I.E : Comment évaluez-vous l’efficacité de vos financements sur la pérennité des plantations et la réduction des émissions de CO2 ?
Thomas Bladier : Dans le secteur forestier, nous apportons un financement crucial qui couvre une grande partie des coûts de plantation. Cela comprend non seulement les travaux et l’achat des plants, mais aussi la maîtrise d’œuvre et l’entretien des premières années, qui est un facteur déterminant pour la réussite des plantations. Parfois, ces financements incluent également des protections contre le gibier, telles que les chevreuils ou les lièvres, qui peuvent endommager les jeunes pousses. Ces mesures sont essentielles pour assurer la survie et la croissance des nouvelles forêts. Sans ces financements, ces projets ne pourraient tout simplement pas voir le jour.
Du côté agricole, nous finançons les actions en fonction de leur impact sur la réduction des émissions de CO2. Chaque agriculteur peut choisir les leviers les plus adaptés à son exploitation, ce qui permet une personnalisation et une optimisation des effets environnementaux, tout en garantissant une activité pérenne.
I.E : Comment assurez-vous la transparence des résultats de vos projets vis-à- vis des parties prenantes, notamment les entreprises qui les financent ?

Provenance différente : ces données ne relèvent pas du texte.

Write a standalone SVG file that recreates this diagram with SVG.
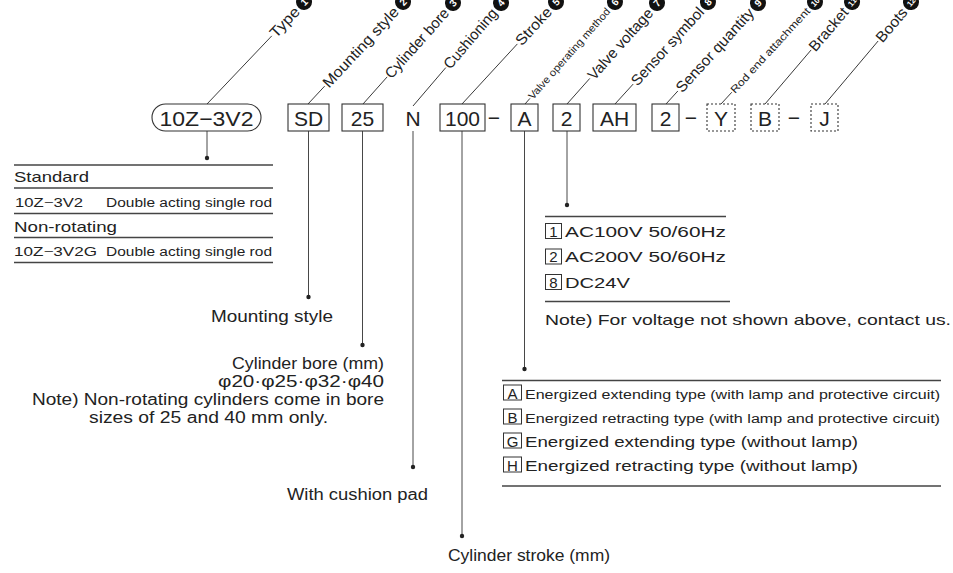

Thomas Bladier : L’implication de l’État en France est essentielle pour garantir la qualité et la pertinence des projets environnementaux. Grâce à un cadre réglementaire solide, comme le Label Bas Carbone, les entreprises qui financent ces initiatives peuvent être assurées de la rigueur scientifique derrière chaque projet. En tant que filiale du groupe EDF, nous sommes profondément engagés dans la lutte contre le dérèglement climatique. La raison d’être du groupe est de construire un avenir énergétiquement neutre en CO2, et c’est une obligation juridique contraignante.

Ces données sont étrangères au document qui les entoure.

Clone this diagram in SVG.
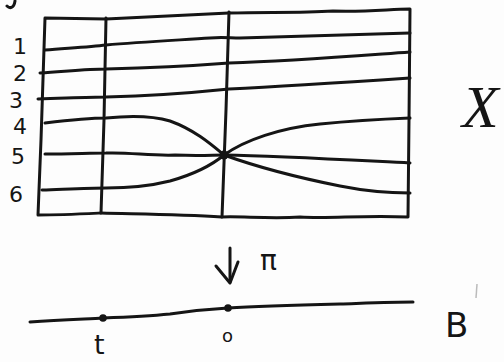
<svg xmlns="http://www.w3.org/2000/svg" width="504" height="362" viewBox="0 0 504 362">
<style>
.s{fill:none;stroke:#151515;stroke-width:3;stroke-linecap:round;stroke-linejoin:round}
.t{font-family:"DejaVu Sans","Liberation Sans",sans-serif;fill:#151515}
.x{font-family:"Liberation Serif","DejaVu Serif",serif;font-style:italic;fill:#151515}
</style>
<rect width="504" height="362" fill="#fdfdfd"/>
<path class="s" d="M7,6 C10,9 14,8 15,1"/>
<g id="box">
<path class="s" d="M45,18 L106,19 C150,17 190,15 229,13 C270,12 300,13 333,11 C370,12 390,9 410,9 L409,120 L408,217 C360,215 330,219 300,217 C270,219 240,216 222,217 C180,214 140,214 101,213 C80,214 60,215 38,215 L41,140 L45,18 Z"/>
<path class="s" d="M106,18 L104,120 L101,213"/>
<path class="s" d="M229,12 L226,110 L222,217"/>
</g>
<g id="fibres">
<path class="s" d="M45,50 C70,48 90,47 106,45 C140,42 180,40 210,38 C222,37 230,38 240,38 C300,36 360,34 410,33"/>
<path class="s" d="M40,73 C70,71 90,69 106,69 C150,68 190,66 229,63 C290,61 340,57 410,52"/>
<path class="s" d="M38,99 C70,98 90,97 106,97 C150,96 190,93 229,89 C290,86 350,82 410,78"/>
<path class="s" d="M45,123 C70,120 90,118 106,118 C125,116 150,115 170,121 C195,130 212,145 224,155"/>
<path class="s" d="M224,155 C245,140 280,128 320,124 C360,120 385,119 410,118"/>
<path class="s" d="M45,154 C70,154 90,153 106,153 C130,152 150,156 175,155 C200,156 212,155 224,155 C280,156 350,160 410,163"/>
<path class="s" d="M42,190 C70,189 90,188 106,188 C130,188 150,186 170,181 C195,174 212,165 224,155"/>
<path class="s" d="M224,155 C260,168 300,178 340,186 C370,192 390,193 410,193"/>
<circle cx="224" cy="155" r="4.5" fill="#151515"/>
</g>
<g id="labels" class="t" font-size="22">
<text x="13" y="54">1</text>
<text x="13" y="81">2</text>
<text x="9" y="108">3</text>
<text x="13" y="134">4</text>
<text x="11" y="164">5</text>
<text x="9" y="202">6</text>
</g>
<text class="x" x="462" y="127" font-size="60">X</text>
<g id="arrow">
<path class="s" d="M230,248 L230,282"/>
<path class="s" d="M216,266 L230,283 L238,262"/>
</g>
<text class="t" x="260" y="270" font-size="28">π</text>
<g id="base">
<path class="s" d="M30,322 C60,320 85,319 103,318 C130,317 150,316 170,314 C190,311 210,309 228,308 C260,306 300,305 340,304 C370,303 395,302 413,302"/>
<circle cx="103" cy="318" r="3.8" fill="#151515"/>
<circle cx="228" cy="308" r="3.8" fill="#151515"/>
</g>
<text class="t" x="94" y="354" font-size="27">t</text>
<text class="t" x="222" y="342" font-size="18">o</text>
<text class="t" x="445" y="337" font-size="34">B</text>
<path d="M477,284 L476,298" stroke="#bbb" stroke-width="1.5" fill="none"/>
</svg>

Le label Bas Carbone, mis en place par l’État, certifie que nos projets ont un réel impact sur le climat, la biodiversité et l’environnement, tout en s’appuyant sur des études validées par des comités scientifiques dirigés par le ministère de la Transition écologique et l’ADEME. Chaque projet est minutieusement vérifié par les services de l’État en région. Ce partenariat entre régulation publique et initiatives privées crée un écosystème efficace pour la lutte contre le changement climatique.
I.E : Comment anticipez-vous l’impact des futures régulations européennes sur la mise en œuvre de vos projets environnementaux en France ?

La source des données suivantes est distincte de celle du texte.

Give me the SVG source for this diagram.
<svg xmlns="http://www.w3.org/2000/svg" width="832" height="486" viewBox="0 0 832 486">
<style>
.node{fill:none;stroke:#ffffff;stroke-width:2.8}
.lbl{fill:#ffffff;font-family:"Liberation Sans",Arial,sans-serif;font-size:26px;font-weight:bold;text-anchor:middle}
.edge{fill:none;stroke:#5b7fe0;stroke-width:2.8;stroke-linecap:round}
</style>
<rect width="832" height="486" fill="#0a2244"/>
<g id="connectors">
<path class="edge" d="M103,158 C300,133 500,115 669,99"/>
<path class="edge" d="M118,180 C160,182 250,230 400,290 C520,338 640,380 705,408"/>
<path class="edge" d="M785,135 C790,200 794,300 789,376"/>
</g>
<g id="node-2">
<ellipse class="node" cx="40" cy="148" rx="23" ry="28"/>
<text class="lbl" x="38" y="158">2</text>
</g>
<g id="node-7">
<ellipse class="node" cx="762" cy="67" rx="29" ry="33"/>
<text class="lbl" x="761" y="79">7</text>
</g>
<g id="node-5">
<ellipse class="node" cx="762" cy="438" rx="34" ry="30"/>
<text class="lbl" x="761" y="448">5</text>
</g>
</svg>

Thomas Bladier : Il est essentiel de continuer à promouvoir des projets basés sur la nature, notamment en lien avec les filières agricoles et forestières, pour répondre aux défis croissants que rencontrent nos écosystèmes : le dérèglement climatique, la biodiversité et la gestion de l’eau.
Aujourd’hui, le sujet du climat est légèrement en avance, notamment grâce à la simplicité de la métrique liée à la tonne de CO2 et les méthodes permettant aux entreprises de mesurer leur empreinte carbone. Cela a stimulé l’émergence d’actions concrètes. La biodiversité, bien que plus complexe à mesurer, commence à suivre cette voie. L’avantage est qu’on peut démontrer des impacts visibles localement, contrairement aux projets climatiques où les effets sont plus globaux et moins tangibles. Je crois que les projets futurs intégreront de plus en plus ces trois dimensions.
Par ailleurs, les évolutions institutionnelles au niveau européen, notamment la mise en place d’un cadre commun de certification des puits de carbone, seront déterminantes pour harmoniser ces initiatives à travers l’Europe et influenceront inévitablement le marché.